■ REQUIRED TASK: Retype only the lines from the one containing "Write a web" through the one containing "const y = d3.scaleLinear().domain([0, 3000]).range([T", both included, word for word. Pictures stay out of the copy.

Some records:
■ ■ ■ ■ ■

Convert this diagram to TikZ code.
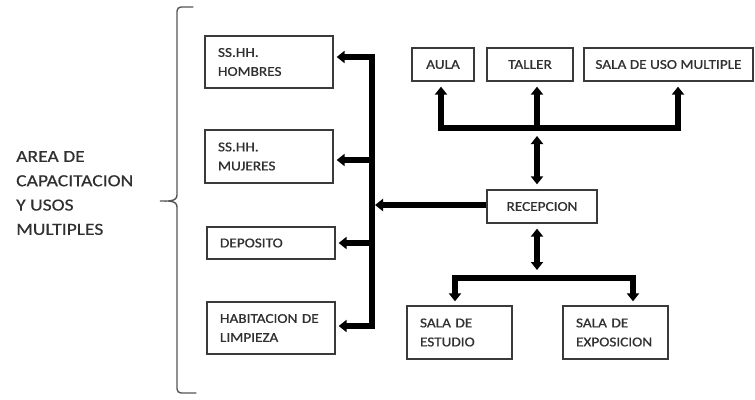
\documentclass[tikz,border=0pt]{standalone}
\usepackage{fontspec}
\setmainfont{Carlito}
\newfontfamily\boxfont{Carlito}[FakeStretch=1.13,FakeBold=0.9]
\newfontfamily\labfont{Carlito}[FakeStretch=1.15,FakeBold=0.4]
\usetikzlibrary{arrows.meta}
\definecolor{boxline}{HTML}{3A3A3A}
\definecolor{boxtext}{HTML}{303030}
\definecolor{bracecol}{HTML}{555555}
\begin{document}
\begin{tikzpicture}[x=1pt,y=-1pt,
  room/.style={draw=boxline, line width=1.3pt, rectangle, inner ysep=0pt,
    text=boxtext, font=\boxfont\fontsize{13.5}{19}\selectfont},
  roomL/.style={room, align=left, inner xsep=13pt},
  roomC/.style={room, align=center, inner xsep=0pt},
  flow/.style={line width=5.5pt, line join=miter,
    -{Triangle[width=12pt,length=8pt]}},
  flow2/.style={line width=5.5pt,
    {Triangle[width=12pt,length=8pt]}-{Triangle[width=12pt,length=8pt]}},
  bar/.style={line width=5.5pt, line join=miter}]
\useasboundingbox (0,0) rectangle (755,399);

% area label and brace
\node[anchor=west, align=left, inner sep=0pt, text=boxtext,
  font=\labfont\fontsize{17}{24.3}\selectfont] (area) at (16,193)
  {AREA DE\\CAPACITACION\\Y USOS\\MULTIPLES};
\draw[bracecol, line width=1.4pt, line cap=round]
  (193,7) -- (181,7) to[out=180,in=90] (177,11) -- (177,195)
  to[out=-90,in=0] (160,201) to[out=0,in=90] (177,207)
  -- (177,389) to[out=-90,in=180] (181,393) -- (196,393);

% rooms on the left
\node[roomL, text width=102pt, minimum height=52pt] (hom) at (269,62) {SS.HH.\\HOMBRES};
\node[roomL, text width=102pt, minimum height=53pt] (muj) at (269,156.5) {SS.HH.\\MUJERES};
\node[roomL, text width=102pt, minimum height=32pt] (dep) at (271,243) {DEPOSITO};
\node[roomL, text width=102pt, minimum height=52pt] (hab) at (271,328) {HABITACION DE\\LIMPIEZA};

% rooms on the top row
\node[roomC, minimum width=62pt, minimum height=33pt] (aula) at (443,64.5) {AULA};
\node[roomC, minimum width=86pt, minimum height=33pt] (tal) at (530,64.5) {TALLER};
\node[roomC, minimum width=169pt, minimum height=33pt] (sum) at (668.5,64.5) {SALA DE USO MULTIPLE};

% reception
\node[roomC, minimum width=110pt, minimum height=33pt] (rec) at (542,206.5) {RECEPCION};

% rooms at the bottom
\node[roomL, text width=79pt, minimum height=53pt] (est) at (459.5,332.5) {SALA DE\\ESTUDIO};
\node[roomL, text width=79pt, minimum height=53pt] (exp) at (615.5,332.5) {SALA DE\\EXPOSICION};

% left spine
\coordinate (s1) at (372,57);
\coordinate (s2) at (372,160);
\coordinate (s3) at (372,243);
\coordinate (s4) at (372,326);
\draw[flow, shorten >=3pt] (s4) -- (s1) -- (s1 -| hom.east);
\draw[flow, shorten >=3pt] (s1) -- (s4) -- (s4 -| hab.east);
\draw[flow, shorten >=3pt] (s2) -- (s2 -| muj.east);
\draw[flow, shorten >=3pt] (s3) -- (s3 -| dep.east);
\draw[flow, shorten >=3pt] (rec.west |- 0,205) -- (s1 |- 0,205);

% top branch
\coordinate (tL) at (441,128);
\coordinate (tM) at (537,128);
\coordinate (tR) at (678,128);
\draw[flow, shorten >=5pt] (tR) -- (tL) -- (tL |- aula.south);
\draw[flow, shorten >=5pt] (tL) -- (tR) -- (tR |- sum.south);
\draw[flow, shorten >=5pt] (tM) -- (tM |- tal.south);
\draw[flow2, shorten <=5pt, shorten >=8pt] (tM |- rec.north) -- (tM);

% bottom branch
\coordinate (bL) at (455,278);
\coordinate (bM) at (537,278);
\coordinate (bR) at (633,278);
\draw[flow2, shorten <=5pt, shorten >=8pt] (bM |- rec.south) -- (bM);
\draw[flow, shorten >=4pt] (bR) -- (bL) -- (bL |- est.north);
\draw[flow, shorten >=4pt] (bL) -- (bR) -- (bR |- exp.north);
\end{tikzpicture}
\end{document}
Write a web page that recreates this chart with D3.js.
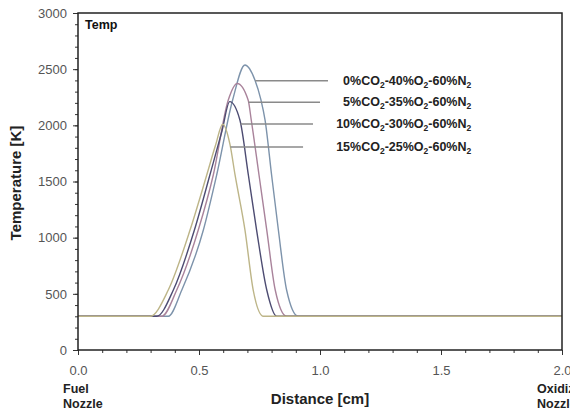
<!DOCTYPE html>
<html><head><meta charset="utf-8">
<script src="https://cdn.jsdelivr.net/npm/d3@7"></script>
<style>
html,body{margin:0;padding:0;background:#fff;}
svg{display:block;font-family:"Liberation Sans",Arial,sans-serif;}
</style></head>
<body>
<svg id="chart" width="570" height="410"></svg>
<script>
// ---- data ----
const seriesNames = ["0%CO2-40%O2-60%N2", "5%CO2-35%O2-60%N2", "10%CO2-30%O2-60%N2", "15%CO2-25%O2-60%N2"];
const seriesColors = ["#7d93ab", "#a9839b", "#4d4c72", "#bdb588"];
const dist0  = [0, 0.373, 0.429, 0.518, 0.573, 0.639, 0.690, 0.731, 0.756, 0.773, 0.800, 0.828, 0.862, 0.910, 2.0];
const temp0  = [300, 300, 534, 1068, 1558, 2226, 2537, 2404, 2226, 2047, 1558, 1068, 534, 300, 300];
const dist5  = [0, 0.346, 0.408, 0.497, 0.559, 0.621, 0.658, 0.703, 0.716, 0.748, 0.780, 0.815, 0.862, 2.0];
const temp5  = [300, 300, 534, 1068, 1558, 2226, 2373, 2226, 2047, 1558, 1068, 534, 300, 300];
const dist10 = [0, 0.325, 0.394, 0.481, 0.545, 0.595, 0.627, 0.669, 0.704, 0.738, 0.780, 0.821, 2.0];
const temp10 = [300, 300, 534, 1068, 1558, 1950, 2211, 2047, 1558, 1068, 534, 300, 300];
const dist15 = [0, 0.298, 0.373, 0.463, 0.532, 0.568, 0.598, 0.628, 0.649, 0.690, 0.724, 0.766, 2.0];
const temp15 = [300, 300, 534, 1068, 1558, 1820, 2010, 1830, 1558, 1068, 534, 300, 300];
const labelTemps = [2397, 2205, 2012, 1807];      // temperature level of each leader line
const leaderEnds = [1.033, 1.0, 0.971, 0.930];     // distance where each leader line ends
const labelEndDist = 1.625;                         // labels right-aligned here
const xTicks = [0, 0.5, 1.0, 1.5, 2.0];
const yTicks = [0, 500, 1000, 1500, 2000, 2500, 3000];

const series = [
  {name: seriesNames[0], d: dist0,  t: temp0,  color: seriesColors[0]},
  {name: seriesNames[1], d: dist5,  t: temp5,  color: seriesColors[1]},
  {name: seriesNames[2], d: dist10, t: temp10, color: seriesColors[2]},
  {name: seriesNames[3], d: dist15, t: temp15, color: seriesColors[3]}
];

// ---- layout ----
const svg = d3.select("#chart");
const L = 78, T = 13, W = 484, H = 337;
const x = d3.scaleLinear().domain([0, 2]).range([L, L + W]);
const y = d3.scaleLinear().domain([0, 3000]).range([T + H, T]);

// minor ticks
svg.append("g").attr("transform", `translate(0,${T + H})`)
  .call(d3.axisBottom(x).tickValues(d3.range(0, 2.001, 0.1)).tickSize(3).tickFormat(""))
  .call(g => g.select(".domain").remove())
  .call(g => g.selectAll("text").remove())
  .selectAll("line").attr("stroke", "#333");
svg.append("g").attr("transform", `translate(${L},0)`)
  .call(d3.axisLeft(y).tickValues(d3.range(0, 3001, 100)).tickSize(3).tickFormat(""))
  .call(g => g.select(".domain").remove())
  .call(g => g.selectAll("text").remove())
  .selectAll("line").attr("stroke", "#333");

// major axes
const xa = svg.append("g").attr("transform", `translate(0,${T + H})`)
  .call(d3.axisBottom(x).tickValues(xTicks).tickSize(5).tickPadding(11).tickFormat(d3.format(".1f")));
xa.select(".domain").remove();
xa.selectAll("line").attr("stroke", "#333");
xa.selectAll("text").attr("font-size", 13).attr("fill", "#555").attr("font-family", "Liberation Sans, Arial");

const ya = svg.append("g").attr("transform", `translate(${L},0)`)
  .call(d3.axisLeft(y).tickValues(yTicks).tickSize(5).tickPadding(6).tickFormat(d3.format("d")));
ya.select(".domain").remove();
ya.selectAll("line").attr("stroke", "#333");
ya.selectAll("text").attr("font-size", 13).attr("fill", "#555").attr("font-family", "Liberation Sans, Arial");

// curves
const line = d3.line().x(p => x(p[0])).y(p => y(p[1])).curve(d3.curveMonotoneX);
svg.append("clipPath").attr("id", "clip").append("rect")
  .attr("x", L).attr("y", T).attr("width", W).attr("height", H);
const curves = svg.append("g").attr("clip-path", "url(#clip)");
series.forEach(s => {
  const pts = s.d.map((d, i) => [d, s.t[i]]);
  curves.append("path").attr("d", line(pts)).attr("fill", "none")
    .attr("stroke", s.color).attr("stroke-width", 1.4);
});

// leader lines and labels
function fallingDist(s, temp) {
  const iPeak = d3.maxIndex(s.t);
  for (let i = iPeak; i < s.t.length - 1; i++) {
    if (s.t[i] >= temp && s.t[i + 1] <= temp) {
      const f = (s.t[i] - temp) / (s.t[i] - s.t[i + 1]);
      return s.d[i] + f * (s.d[i + 1] - s.d[i]);
    }
  }
  return s.d[iPeak];
}
series.forEach((s, i) => {
  const ty = y(labelTemps[i]);
  svg.append("line")
    .attr("x1", x(fallingDist(s, labelTemps[i]))).attr("x2", x(leaderEnds[i]))
    .attr("y1", ty).attr("y2", ty)
    .attr("stroke", "#8a8a8a").attr("stroke-width", 1.5);
  const txt = svg.append("text").attr("x", x(labelEndDist)).attr("y", ty + 4)
    .attr("text-anchor", "end").attr("font-weight", "bold").attr("font-size", 12.5).attr("fill", "#222");
  const parts = s.name.split(/([ON])2/);
  let pendingDy = 0;
  for (let k = 0; k < parts.length; k++) {
    if (k % 2 === 0) {
      if (parts[k]) { txt.append("tspan").attr("dy", pendingDy).text(parts[k]); pendingDy = 0; }
    } else {
      txt.append("tspan").attr("dy", pendingDy).text(parts[k]);
      txt.append("tspan").attr("dy", 3).attr("font-size", 8.5).text("2");
      pendingDy = -3;
    }
  }
});

// frame
svg.append("rect").attr("x", L).attr("y", T).attr("width", W).attr("height", H)
  .attr("fill", "none").attr("stroke", "#222").attr("stroke-width", 1.5);

// texts
svg.append("text").attr("x", 85).attr("y", 29).attr("font-size", 12.5).attr("font-weight", "bold")
  .attr("fill", "#111").text("Temp");
svg.append("text").attr("transform", "translate(21,183) rotate(-90)").attr("text-anchor", "middle")
  .attr("font-size", 15).attr("font-weight", "bold").attr("fill", "#222").text("Temperature [K]");
svg.append("text").attr("x", 320).attr("y", 404).attr("text-anchor", "middle")
  .attr("font-size", 15).attr("font-weight", "bold").attr("fill", "#222").text("Distance [cm]");
svg.append("text").attr("x", 63).attr("y", 393).attr("font-size", 12.5).attr("font-weight", "bold")
  .attr("fill", "#222").text("Fuel");
svg.append("text").attr("x", 63).attr("y", 408).attr("font-size", 12.5).attr("font-weight", "bold")
  .attr("fill", "#222").text("Nozzle");
svg.append("text").attr("x", 537).attr("y", 393).attr("font-size", 12.5).attr("font-weight", "bold")
  .attr("fill", "#222").text("Oxidizer");
svg.append("text").attr("x", 537).attr("y", 408).attr("font-size", 12.5).attr("font-weight", "bold")
  .attr("fill", "#222").text("Nozzle");
</script>
</body></html>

■ ■ ■ ■ ■

■ TASK RESPONSE:
Write a web page that recreates this chart with D3.js.
<!DOCTYPE html>
<html><head><meta charset="utf-8">
<script src="https://cdn.jsdelivr.net/npm/d3@7"></script>
<style>
html,body{margin:0;padding:0;background:#fff;}
svg{display:block;font-family:"Liberation Sans",Arial,sans-serif;}
</style></head>
<body>
<svg id="chart" width="570" height="410"></svg>
<script>
// ---- data ----
const seriesNames = ["0%CO2-40%O2-60%N2", "5%CO2-35%O2-60%N2", "10%CO2-30%O2-60%N2", "15%CO2-25%O2-60%N2"];
const seriesColors = ["#7d93ab", "#a9839b", "#4d4c72", "#bdb588"];
const dist0  = [0, 0.373, 0.429, 0.518, 0.573, 0.639, 0.690, 0.731, 0.756, 0.773, 0.800, 0.828, 0.862, 0.910, 2.0];
const temp0  = [300, 300, 534, 1068, 1558, 2226, 2537, 2404, 2226, 2047, 1558, 1068, 534, 300, 300];
const dist5  = [0, 0.346, 0.408, 0.497, 0.559, 0.621, 0.658, 0.703, 0.716, 0.748, 0.780, 0.815, 0.862, 2.0];
const temp5  = [300, 300, 534, 1068, 1558, 2226, 2373, 2226, 2047, 1558, 1068, 534, 300, 300];
const dist10 = [0, 0.325, 0.394, 0.481, 0.545, 0.595, 0.627, 0.669, 0.704, 0.738, 0.780, 0.821, 2.0];
const temp10 = [300, 300, 534, 1068, 1558, 1950, 2211, 2047, 1558, 1068, 534, 300, 300];
const dist15 = [0, 0.298, 0.373, 0.463, 0.532, 0.568, 0.598, 0.628, 0.649, 0.690, 0.724, 0.766, 2.0];
const temp15 = [300, 300, 534, 1068, 1558, 1820, 2010, 1830, 1558, 1068, 534, 300, 300];
const labelTemps = [2397, 2205, 2012, 1807];      // temperature level of each leader line
const leaderEnds = [1.033, 1.0, 0.971, 0.930];     // distance where each leader line ends
const labelEndDist = 1.625;                         // labels right-aligned here
const xTicks = [0, 0.5, 1.0, 1.5, 2.0];
const yTicks = [0, 500, 1000, 1500, 2000, 2500, 3000];

const series = [
  {name: seriesNames[0], d: dist0,  t: temp0,  color: seriesColors[0]},
  {name: seriesNames[1], d: dist5,  t: temp5,  color: seriesColors[1]},
  {name: seriesNames[2], d: dist10, t: temp10, color: seriesColors[2]},
  {name: seriesNames[3], d: dist15, t: temp15, color: seriesColors[3]}
];

// ---- layout ----
const svg = d3.select("#chart");
const L = 78, T = 13, W = 484, H = 337;
const x = d3.scaleLinear().domain([0, 2]).range([L, L + W]);
const y = d3.scaleLinear().domain([0, 3000]).range([T + H, T]);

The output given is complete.